Making Things Happen: Mastering Project Management – A Book Review
Making Things Happen: Mastering Project Management is part of the O’Reilly Theory in Practice Series of books. It is an update of an earlier best seller titled The Art of Project Management released in 2005. Aside from the title change, the second edition offers revised text with better clarity and concision. Also, hundreds of thought-provoking exercises have been added at the end of every chapter as well as new material to help in forming groups. It is an updated collection of essays to help project professionals lead, define and manage projects successfully.
The book comes in paperback edition. It is about 6.8” wide, 9.2” tall, and 1” thick. It has 410 pages and was published by O’Reilly Media on April 1, 2008. The front cover shows the title in the upper part and a background of a close-up photo of five matches with the right-most one just beginning to light up. The back cover prints some reviews from company executives, a synopsis, and some information about the author. ISBN-10: 0596517717; ISBN-13: 978-0596517717
Making Things Happen is for experienced as well as new team leaders and managers, programmers, testers, project team members, and students. However, both technical and non-technical readers can find great value in reading this book. It was written broadly and inclusive of references and techniques even outside the technology and engineering domain.
What Customers Say
Robert (Goodreads) said he is re-reading the book again, hoping to better remember the advices and insights. He described it as not a how-to book or a reference but one that gives a good view into what needs to happen in a project.

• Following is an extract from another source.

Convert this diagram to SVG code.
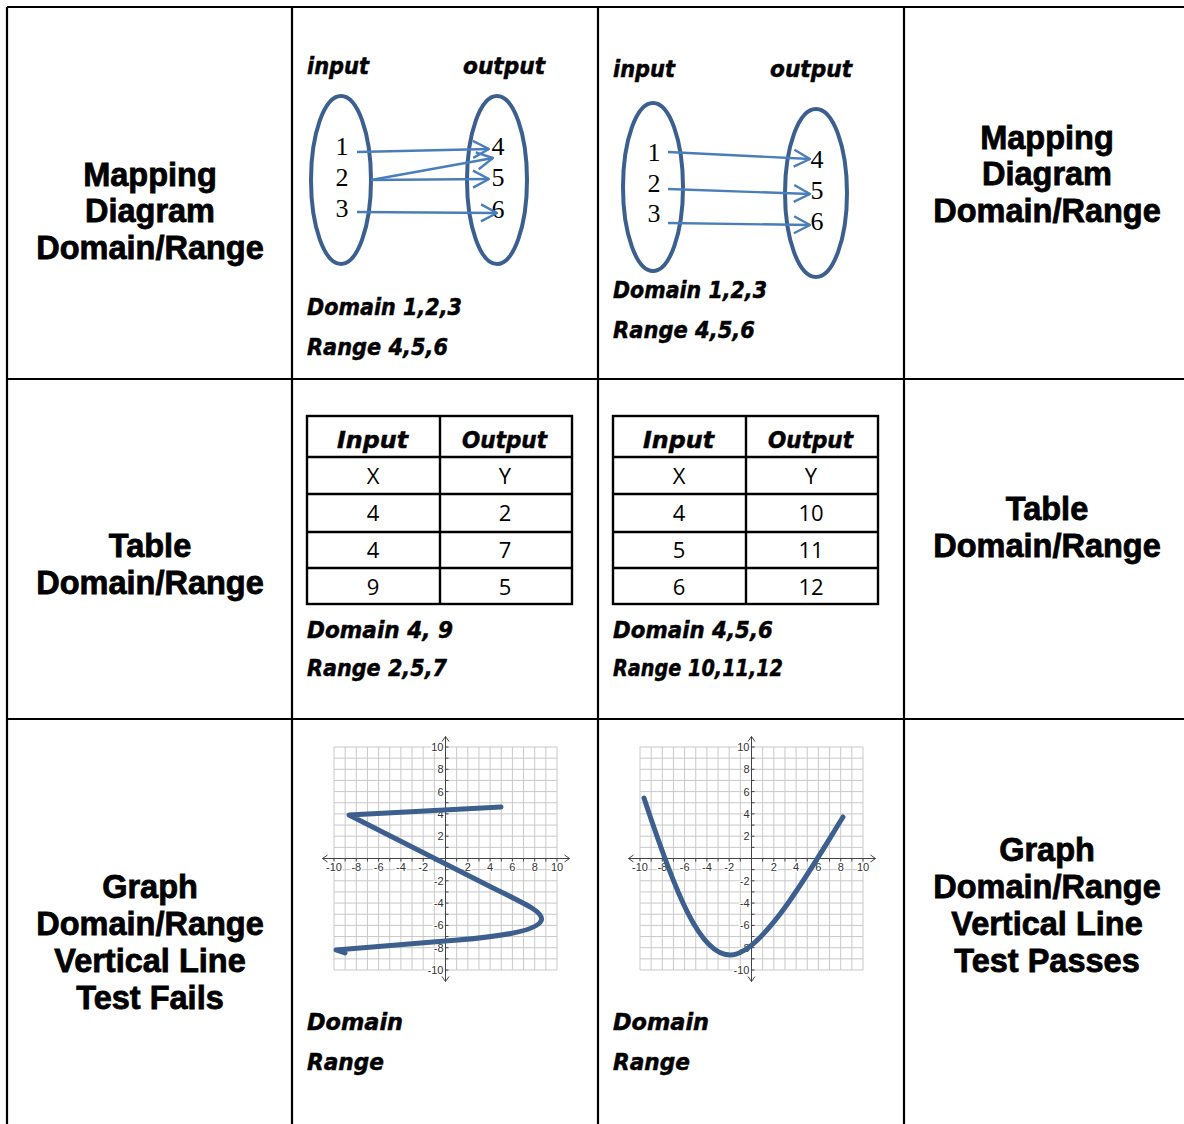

Dan McKinnon (Amazon) stated that it is an essential buy for project managers and gave it the highest possible recommendation. He found everything in it helpful for project managers and group leaders, from gathering ideas to managing teams and schedules.
Sylvie Trudel (Amazon) found the use of humor to emphasize a point helped readers understand easily the various project management concepts. The many advices in the book about people issues not usually found in other PM books made it an enjoyable read for her.
Content, Approach, Style
Making Things Happen is divided into an introduction, a first part about Plans, a second part about Skills, and a third part about Management. Each part has five chapters. The introductory Chapter One is about the history of project management and why it is important. The first part Plans has chapters about schedules, vision, and ideas. For example, Chapter Two is titled The truth about schedules. According to the author, schedules serve three purposes. First, to make commitments about when things will be done; second, to encourage everyone to see one’s effort is part of a whole, and therefore should invest in making one’s part work with others; and third, to provide a tool to track progress and break work into manageable chunks.
The second part Skills included discussions on writing good specifications, making good decisions, and avoiding annoying people. The third part Management talked about leadership based on trust, making things happen, and a guide to discussion groups, among others.
The book has been written so that a project manager with a specific problem can go directly to the right chapter and be helped. However, reading from start to end is also advisable as later concepts build on previous ones. It presents situations in a narrative way. It includes witty and funny statements making it an entertaining read for many.
Why Buy the Book
Making Things Happen is a book about practicality and diversity, not about theory or a particular philosophy. It is for people with a leadership role in a project, which can mean everyone. The presentation focuses on a core situation and then provides advice on how to handle it well. It helps anyone to identify and apply the right combination of people, skills, attitudes, and tactics to overcome challenges. Interestingly, it is in Amazon’s top 40 best sellers of books related to PMP Exams.
Books that Complement
A great companion to this book is the PMI’s PMBOK Guide, which can provide the full and official set of principles, processes, and practice of PM.
Another recommended reading partner to this book is Strategic Project Management Made Simple by Terry Schmidt, PMP. The book aims to help clarify the strategy of project teams, so they will know exactly what to do and why.
Scott Berkun left a successful career at Microsoft to fulfill his dream of writing a shelf-full of books. He has since produced four best-selling books, with a fifth book recently published this month. He has been invited to speak about his books and about other topics in conferences such as The Hive Blog Conference and TEDx. He has appeared in radio and TV shows and interviewed by media personalities. Scott Berkun is a computer science, design, and philosophy graduate of Carnegie Mellon University. He taught at the University of Washington and continues to teach in seminars about creative thinking, leading teams and managing projects, in addition to being a full-time author, blogger and keynote speaker.